Transcribe the material verbatim in full; the pictures do not belong in the copy.

.....

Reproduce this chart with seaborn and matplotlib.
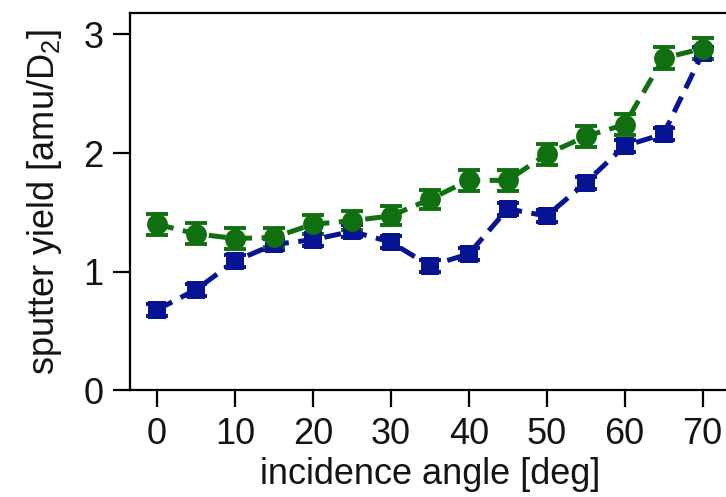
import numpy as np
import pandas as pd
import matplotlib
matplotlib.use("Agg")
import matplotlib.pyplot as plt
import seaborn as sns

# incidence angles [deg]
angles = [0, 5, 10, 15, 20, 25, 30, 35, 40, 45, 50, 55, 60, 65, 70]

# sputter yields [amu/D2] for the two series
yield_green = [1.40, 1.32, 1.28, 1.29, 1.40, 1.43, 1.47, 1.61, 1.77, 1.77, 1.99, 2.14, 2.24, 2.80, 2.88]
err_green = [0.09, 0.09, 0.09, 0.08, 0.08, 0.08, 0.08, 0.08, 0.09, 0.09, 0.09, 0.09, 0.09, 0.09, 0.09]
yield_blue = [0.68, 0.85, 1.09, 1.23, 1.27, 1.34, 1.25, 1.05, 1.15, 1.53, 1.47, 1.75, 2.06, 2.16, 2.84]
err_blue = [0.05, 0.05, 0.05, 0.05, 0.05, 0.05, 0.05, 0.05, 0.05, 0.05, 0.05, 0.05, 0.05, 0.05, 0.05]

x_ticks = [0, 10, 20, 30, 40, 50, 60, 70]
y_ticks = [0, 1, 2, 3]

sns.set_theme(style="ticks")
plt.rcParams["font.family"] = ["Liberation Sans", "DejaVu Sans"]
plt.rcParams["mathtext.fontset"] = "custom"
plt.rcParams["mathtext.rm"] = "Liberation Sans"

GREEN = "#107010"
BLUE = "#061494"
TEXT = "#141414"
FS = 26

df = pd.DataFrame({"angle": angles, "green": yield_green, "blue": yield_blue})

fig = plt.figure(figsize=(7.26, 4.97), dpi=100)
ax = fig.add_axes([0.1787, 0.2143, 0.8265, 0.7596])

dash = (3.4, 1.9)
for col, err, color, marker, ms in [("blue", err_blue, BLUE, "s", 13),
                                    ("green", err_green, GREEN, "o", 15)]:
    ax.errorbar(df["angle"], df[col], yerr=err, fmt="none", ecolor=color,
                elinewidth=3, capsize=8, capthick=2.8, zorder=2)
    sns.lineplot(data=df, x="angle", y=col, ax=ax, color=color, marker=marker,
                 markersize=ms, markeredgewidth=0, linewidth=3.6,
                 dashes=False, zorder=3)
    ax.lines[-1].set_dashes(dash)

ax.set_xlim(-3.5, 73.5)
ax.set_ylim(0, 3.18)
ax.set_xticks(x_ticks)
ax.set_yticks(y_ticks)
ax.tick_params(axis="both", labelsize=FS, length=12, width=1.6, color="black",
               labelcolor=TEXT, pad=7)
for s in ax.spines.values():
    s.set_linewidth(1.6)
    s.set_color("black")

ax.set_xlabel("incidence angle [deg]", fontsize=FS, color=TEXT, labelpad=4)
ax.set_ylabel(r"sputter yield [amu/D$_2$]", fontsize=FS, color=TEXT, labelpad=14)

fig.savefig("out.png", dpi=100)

.....

### Response to this task
Reproduce this chart with seaborn and matplotlib.
import numpy as np
import pandas as pd
import matplotlib
matplotlib.use("Agg")
import matplotlib.pyplot as plt
import seaborn as sns

# incidence angles [deg]
angles = [0, 5, 10, 15, 20, 25, 30, 35, 40, 45, 50, 55, 60, 65, 70]

# sputter yields [amu/D2] for the two series
yield_green = [1.40, 1.32, 1.28, 1.29, 1.40, 1.43, 1.47, 1.61, 1.77, 1.77, 1.99, 2.14, 2.24, 2.80, 2.88]
err_green = [0.09, 0.09, 0.09, 0.08, 0.08, 0.08, 0.08, 0.08, 0.09, 0.09, 0.09, 0.09, 0.09, 0.09, 0.09]
yield_blue = [0.68, 0.85, 1.09, 1.23, 1.27, 1.34, 1.25, 1.05, 1.15, 1.53, 1.47, 1.75, 2.06, 2.16, 2.84]
err_blue = [0.05, 0.05, 0.05, 0.05, 0.05, 0.05, 0.05, 0.05, 0.05, 0.05, 0.05, 0.05, 0.05, 0.05, 0.05]

x_ticks = [0, 10, 20, 30, 40, 50, 60, 70]
y_ticks = [0, 1, 2, 3]

sns.set_theme(style="ticks")
plt.rcParams["font.family"] = ["Liberation Sans", "DejaVu Sans"]
plt.rcParams["mathtext.fontset"] = "custom"
plt.rcParams["mathtext.rm"] = "Liberation Sans"

GREEN = "#107010"
BLUE = "#061494"
TEXT = "#141414"
FS = 26

df = pd.DataFrame({"angle": angles, "green": yield_green, "blue": yield_blue})

fig = plt.figure(figsize=(7.26, 4.97), dpi=100)
ax = fig.add_axes([0.1787, 0.2143, 0.8265, 0.7596])

dash = (3.4, 1.9)
for col, err, color, marker, ms in [("blue", err_blue, BLUE, "s", 13),
                                    ("green", err_green, GREEN, "o", 15)]:
    ax.errorbar(df["angle"], df[col], yerr=err, fmt="none", ecolor=color,
                elinewidth=3, capsize=8, capthick=2.8, zorder=2)
    sns.lineplot(data=df, x="angle", y=col, ax=ax, color=color, marker=marker,
                 markersize=ms, markeredgewidth=0, linewidth=3.6,
                 dashes=False, zorder=3)
    ax.lines[-1].set_dashes(dash)

ax.set_xlim(-3.5, 73.5)
ax.set_ylim(0, 3.18)
ax.set_xticks(x_ticks)
ax.set_yticks(y_ticks)
ax.tick_params(axis="both", labelsize=FS, length=12, width=1.6, color="black",
               labelcolor=TEXT, pad=7)
for s in ax.spines.values():
    s.set_linewidth(1.6)
    s.set_color("black")

ax.set_xlabel("incidence angle [deg]", fontsize=FS, color=TEXT, labelpad=4)
ax.set_ylabel(r"sputter yield [amu/D$_2$]", fontsize=FS, color=TEXT, labelpad=14)

fig.savefig("out.png", dpi=100)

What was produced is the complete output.